> REQUIRED TASK:
Nothing after the line with "3.4e-3, 0.036, 0.52];" belongs in the copy; extract the lines below from the top through that line, pictures left out.
- - -
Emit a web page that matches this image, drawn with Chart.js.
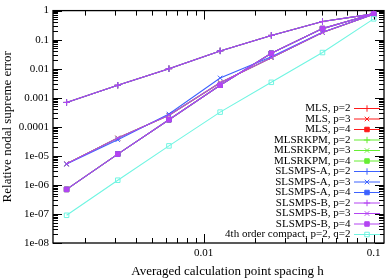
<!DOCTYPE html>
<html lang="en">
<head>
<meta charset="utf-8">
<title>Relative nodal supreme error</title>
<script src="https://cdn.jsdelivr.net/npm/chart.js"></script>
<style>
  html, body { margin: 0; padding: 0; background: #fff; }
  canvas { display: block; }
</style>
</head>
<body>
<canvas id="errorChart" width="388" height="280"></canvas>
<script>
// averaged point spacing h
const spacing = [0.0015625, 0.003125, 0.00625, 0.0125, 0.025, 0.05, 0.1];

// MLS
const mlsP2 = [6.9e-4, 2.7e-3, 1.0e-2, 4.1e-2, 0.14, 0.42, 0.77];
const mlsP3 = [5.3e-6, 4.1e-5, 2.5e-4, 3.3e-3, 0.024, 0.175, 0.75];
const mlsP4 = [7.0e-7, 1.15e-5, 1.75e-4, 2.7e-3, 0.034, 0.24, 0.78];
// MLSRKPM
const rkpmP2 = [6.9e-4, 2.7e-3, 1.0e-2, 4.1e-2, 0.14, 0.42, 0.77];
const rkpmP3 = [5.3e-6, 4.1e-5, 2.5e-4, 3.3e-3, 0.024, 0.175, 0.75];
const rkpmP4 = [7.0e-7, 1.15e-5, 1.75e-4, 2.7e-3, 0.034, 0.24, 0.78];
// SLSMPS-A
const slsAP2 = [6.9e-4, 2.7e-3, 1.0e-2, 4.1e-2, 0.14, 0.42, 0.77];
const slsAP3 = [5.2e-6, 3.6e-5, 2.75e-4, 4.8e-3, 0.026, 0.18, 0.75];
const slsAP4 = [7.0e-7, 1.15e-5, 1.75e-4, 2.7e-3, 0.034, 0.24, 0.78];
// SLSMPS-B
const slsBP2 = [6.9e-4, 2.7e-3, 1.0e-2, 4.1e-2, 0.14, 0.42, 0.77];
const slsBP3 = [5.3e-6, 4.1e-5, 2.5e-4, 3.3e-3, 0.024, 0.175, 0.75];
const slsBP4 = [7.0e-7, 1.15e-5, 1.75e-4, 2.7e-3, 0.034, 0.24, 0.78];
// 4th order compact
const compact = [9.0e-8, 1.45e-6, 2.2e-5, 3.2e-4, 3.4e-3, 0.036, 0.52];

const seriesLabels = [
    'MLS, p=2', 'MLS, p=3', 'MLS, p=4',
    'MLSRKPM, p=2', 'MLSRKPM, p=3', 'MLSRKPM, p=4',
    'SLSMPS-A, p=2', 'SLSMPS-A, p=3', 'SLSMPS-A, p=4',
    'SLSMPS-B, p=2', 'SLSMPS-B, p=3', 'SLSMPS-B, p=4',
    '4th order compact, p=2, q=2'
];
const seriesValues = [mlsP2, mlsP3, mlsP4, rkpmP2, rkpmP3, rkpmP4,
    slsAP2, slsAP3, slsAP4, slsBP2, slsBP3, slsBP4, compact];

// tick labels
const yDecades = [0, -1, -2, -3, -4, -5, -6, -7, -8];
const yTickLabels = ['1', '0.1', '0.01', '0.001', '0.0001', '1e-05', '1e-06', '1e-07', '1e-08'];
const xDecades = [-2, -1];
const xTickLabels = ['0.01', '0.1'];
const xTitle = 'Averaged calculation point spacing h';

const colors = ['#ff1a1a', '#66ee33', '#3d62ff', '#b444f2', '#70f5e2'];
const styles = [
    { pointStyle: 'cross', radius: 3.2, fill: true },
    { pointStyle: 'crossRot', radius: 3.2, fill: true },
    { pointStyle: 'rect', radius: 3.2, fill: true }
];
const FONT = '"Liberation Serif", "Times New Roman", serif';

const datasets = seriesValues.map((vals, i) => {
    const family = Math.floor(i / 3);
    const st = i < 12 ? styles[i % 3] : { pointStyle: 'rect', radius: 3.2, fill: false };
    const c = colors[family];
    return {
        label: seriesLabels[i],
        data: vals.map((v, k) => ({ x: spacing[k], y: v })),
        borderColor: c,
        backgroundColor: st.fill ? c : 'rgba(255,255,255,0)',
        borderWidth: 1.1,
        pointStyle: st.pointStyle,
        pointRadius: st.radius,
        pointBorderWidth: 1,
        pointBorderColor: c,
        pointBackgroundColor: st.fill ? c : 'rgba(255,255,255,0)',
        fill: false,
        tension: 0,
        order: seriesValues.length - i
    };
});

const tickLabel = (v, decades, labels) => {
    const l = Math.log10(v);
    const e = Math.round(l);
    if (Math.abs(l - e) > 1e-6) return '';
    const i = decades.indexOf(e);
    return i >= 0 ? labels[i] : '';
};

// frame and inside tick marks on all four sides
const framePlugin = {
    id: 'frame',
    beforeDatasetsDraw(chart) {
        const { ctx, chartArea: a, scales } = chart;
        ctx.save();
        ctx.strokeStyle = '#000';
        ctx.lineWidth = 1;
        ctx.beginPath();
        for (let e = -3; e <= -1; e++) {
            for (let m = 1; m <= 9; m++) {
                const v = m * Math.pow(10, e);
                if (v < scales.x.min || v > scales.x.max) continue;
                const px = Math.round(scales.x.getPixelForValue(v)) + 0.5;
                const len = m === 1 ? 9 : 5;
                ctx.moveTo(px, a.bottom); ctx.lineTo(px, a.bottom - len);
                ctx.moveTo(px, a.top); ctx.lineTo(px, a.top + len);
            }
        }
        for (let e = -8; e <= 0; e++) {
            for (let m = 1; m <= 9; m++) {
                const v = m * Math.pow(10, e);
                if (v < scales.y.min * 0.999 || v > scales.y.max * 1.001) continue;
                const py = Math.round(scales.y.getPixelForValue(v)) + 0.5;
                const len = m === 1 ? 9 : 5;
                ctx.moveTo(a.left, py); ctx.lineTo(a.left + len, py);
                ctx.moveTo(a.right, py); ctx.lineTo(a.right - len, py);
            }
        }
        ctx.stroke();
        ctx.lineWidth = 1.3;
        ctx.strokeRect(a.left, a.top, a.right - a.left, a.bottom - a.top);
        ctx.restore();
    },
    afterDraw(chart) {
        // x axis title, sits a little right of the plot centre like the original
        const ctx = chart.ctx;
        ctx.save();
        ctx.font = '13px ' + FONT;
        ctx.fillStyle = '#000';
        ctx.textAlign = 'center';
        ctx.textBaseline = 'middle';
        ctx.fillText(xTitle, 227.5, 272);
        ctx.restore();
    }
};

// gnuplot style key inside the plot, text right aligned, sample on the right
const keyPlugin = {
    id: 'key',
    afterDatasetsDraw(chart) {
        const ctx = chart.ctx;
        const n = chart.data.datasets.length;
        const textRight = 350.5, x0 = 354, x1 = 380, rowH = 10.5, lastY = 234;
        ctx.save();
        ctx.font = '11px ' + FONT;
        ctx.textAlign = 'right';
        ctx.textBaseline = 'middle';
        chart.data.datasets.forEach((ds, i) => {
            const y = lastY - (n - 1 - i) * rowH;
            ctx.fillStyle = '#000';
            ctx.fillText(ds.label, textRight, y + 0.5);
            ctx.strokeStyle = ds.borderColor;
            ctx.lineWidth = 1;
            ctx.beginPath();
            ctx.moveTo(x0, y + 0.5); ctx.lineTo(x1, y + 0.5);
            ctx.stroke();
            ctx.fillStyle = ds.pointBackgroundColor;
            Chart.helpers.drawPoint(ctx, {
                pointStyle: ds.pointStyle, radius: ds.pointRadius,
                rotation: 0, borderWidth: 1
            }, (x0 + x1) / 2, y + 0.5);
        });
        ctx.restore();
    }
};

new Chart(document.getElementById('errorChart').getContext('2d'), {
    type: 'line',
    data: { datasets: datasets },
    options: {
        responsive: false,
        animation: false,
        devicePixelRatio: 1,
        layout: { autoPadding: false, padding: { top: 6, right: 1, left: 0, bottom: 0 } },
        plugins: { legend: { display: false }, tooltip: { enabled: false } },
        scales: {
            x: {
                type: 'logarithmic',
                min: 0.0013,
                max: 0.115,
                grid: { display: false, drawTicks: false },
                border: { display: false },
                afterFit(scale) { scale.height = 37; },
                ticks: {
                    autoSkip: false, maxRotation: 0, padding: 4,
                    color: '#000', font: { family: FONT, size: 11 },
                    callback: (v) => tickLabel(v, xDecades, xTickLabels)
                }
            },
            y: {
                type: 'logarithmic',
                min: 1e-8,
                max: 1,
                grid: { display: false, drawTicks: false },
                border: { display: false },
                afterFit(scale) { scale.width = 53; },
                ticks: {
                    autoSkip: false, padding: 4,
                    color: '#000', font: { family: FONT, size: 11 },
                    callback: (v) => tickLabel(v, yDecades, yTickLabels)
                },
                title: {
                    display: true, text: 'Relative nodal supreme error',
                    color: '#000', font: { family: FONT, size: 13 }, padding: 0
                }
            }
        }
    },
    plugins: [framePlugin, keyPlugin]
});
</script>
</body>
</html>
- - -
> SOLUTION TO THIS PROBLEM:
Emit a web page that matches this image, drawn with Chart.js.
<!DOCTYPE html>
<html lang="en">
<head>
<meta charset="utf-8">
<title>Relative nodal supreme error</title>
<script src="https://cdn.jsdelivr.net/npm/chart.js"></script>
<style>
  html, body { margin: 0; padding: 0; background: #fff; }
  canvas { display: block; }
</style>
</head>
<body>
<canvas id="errorChart" width="388" height="280"></canvas>
<script>
// averaged point spacing h
const spacing = [0.0015625, 0.003125, 0.00625, 0.0125, 0.025, 0.05, 0.1];

// MLS
const mlsP2 = [6.9e-4, 2.7e-3, 1.0e-2, 4.1e-2, 0.14, 0.42, 0.77];
const mlsP3 = [5.3e-6, 4.1e-5, 2.5e-4, 3.3e-3, 0.024, 0.175, 0.75];
const mlsP4 = [7.0e-7, 1.15e-5, 1.75e-4, 2.7e-3, 0.034, 0.24, 0.78];
// MLSRKPM
const rkpmP2 = [6.9e-4, 2.7e-3, 1.0e-2, 4.1e-2, 0.14, 0.42, 0.77];
const rkpmP3 = [5.3e-6, 4.1e-5, 2.5e-4, 3.3e-3, 0.024, 0.175, 0.75];
const rkpmP4 = [7.0e-7, 1.15e-5, 1.75e-4, 2.7e-3, 0.034, 0.24, 0.78];
// SLSMPS-A
const slsAP2 = [6.9e-4, 2.7e-3, 1.0e-2, 4.1e-2, 0.14, 0.42, 0.77];
const slsAP3 = [5.2e-6, 3.6e-5, 2.75e-4, 4.8e-3, 0.026, 0.18, 0.75];
const slsAP4 = [7.0e-7, 1.15e-5, 1.75e-4, 2.7e-3, 0.034, 0.24, 0.78];
// SLSMPS-B
const slsBP2 = [6.9e-4, 2.7e-3, 1.0e-2, 4.1e-2, 0.14, 0.42, 0.77];
const slsBP3 = [5.3e-6, 4.1e-5, 2.5e-4, 3.3e-3, 0.024, 0.175, 0.75];
const slsBP4 = [7.0e-7, 1.15e-5, 1.75e-4, 2.7e-3, 0.034, 0.24, 0.78];
// 4th order compact
const compact = [9.0e-8, 1.45e-6, 2.2e-5, 3.2e-4, 3.4e-3, 0.036, 0.52];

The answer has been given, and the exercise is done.